Again, nothing too difficult, with Ecto we can simply spawn a new Repo solely dedicated to our tests, this time without declaring it as read_only: true, obviously:

# A new Repo dedicated to our automated tests.
defmodule BackOffice.TestRepo do
  use Ecto.Repo,
  
  otp_app: :back_office,
  adapter: Ecto.Adapters.Postgres
end

But wait, do you see the problem now? Exactly! We end up once again with two distinct connection pools, leaving us open to data not being fully rolled back in our tests if we are not careful. Luckily, strong from my past experience with dynamic repos, this time around the fix only took me a couple minutes to apply and test:

defmodule BackOffice.TestRepo do
  use Ecto.Repo,
  
  otp_app: :back_office,
  adapter: Ecto.Adapters.Postgres
  # Dynamic repos to the rescue!
  default_dynamic_repo: BackOffice.Repo
end

# in our "test_helper.exs" file:
Ecto.Adapters.SQL.Sandbox.mode(BackOffice.Repo, :manual)

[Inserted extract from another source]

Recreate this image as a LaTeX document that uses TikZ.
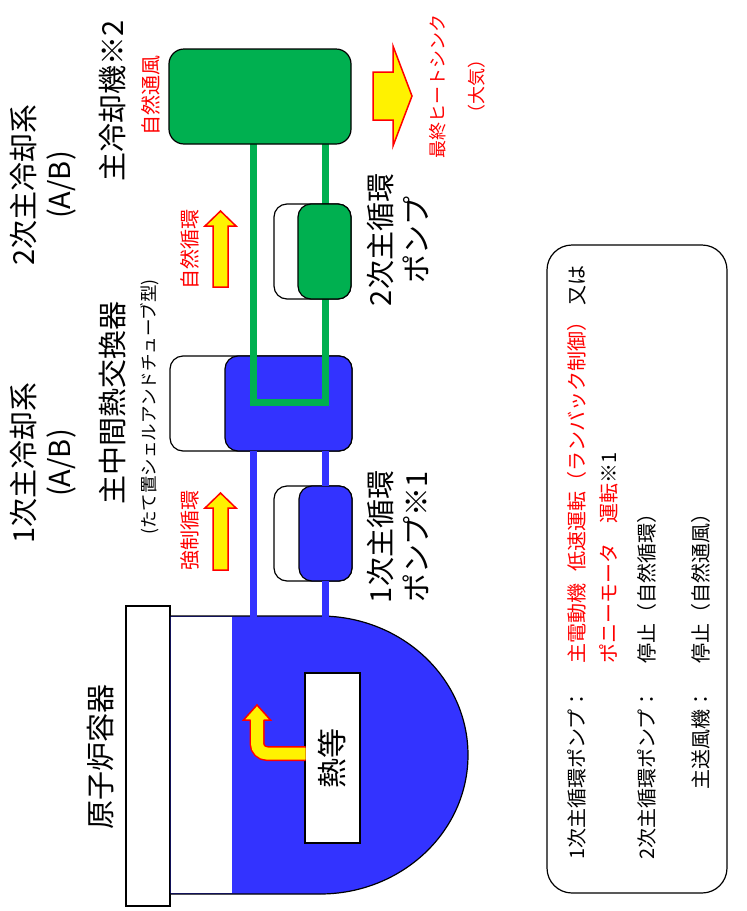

This means that every time ExUnit would roll back a test transaction created against BackOffice.Repo, it would also roll back any nested transaction created against BackOffice.TestRepo, leaving no data test data behind.

The cool thing is that dynamic_repo was able to respect the read_only: true set on BackOffice.Repo, meaning that, although both repos would use the same connection pool, only BackOffice.TestRepo would be able to perform write operation 👌.

How I met Ecto's dynamic repos

We've seen how Ecto's dynamic repos was able to save our bacon in two different situations by allowing us to ~~bend the space time continuum~~ instruct different repos to use the same connection pool at runtime. This is definitely a very useful tool to have under your belt. Maybe this will save you some trouble the next you'll be in a similar situation.

PS: You remember those pesky umbrella apps? A few months later a colleague of ours went on a mission to completely remove them in favour of... simple folders! This meant that we were back to a true monolith, and as a result we were able to remove all instances of dynamic_repo from the codebase 🙂!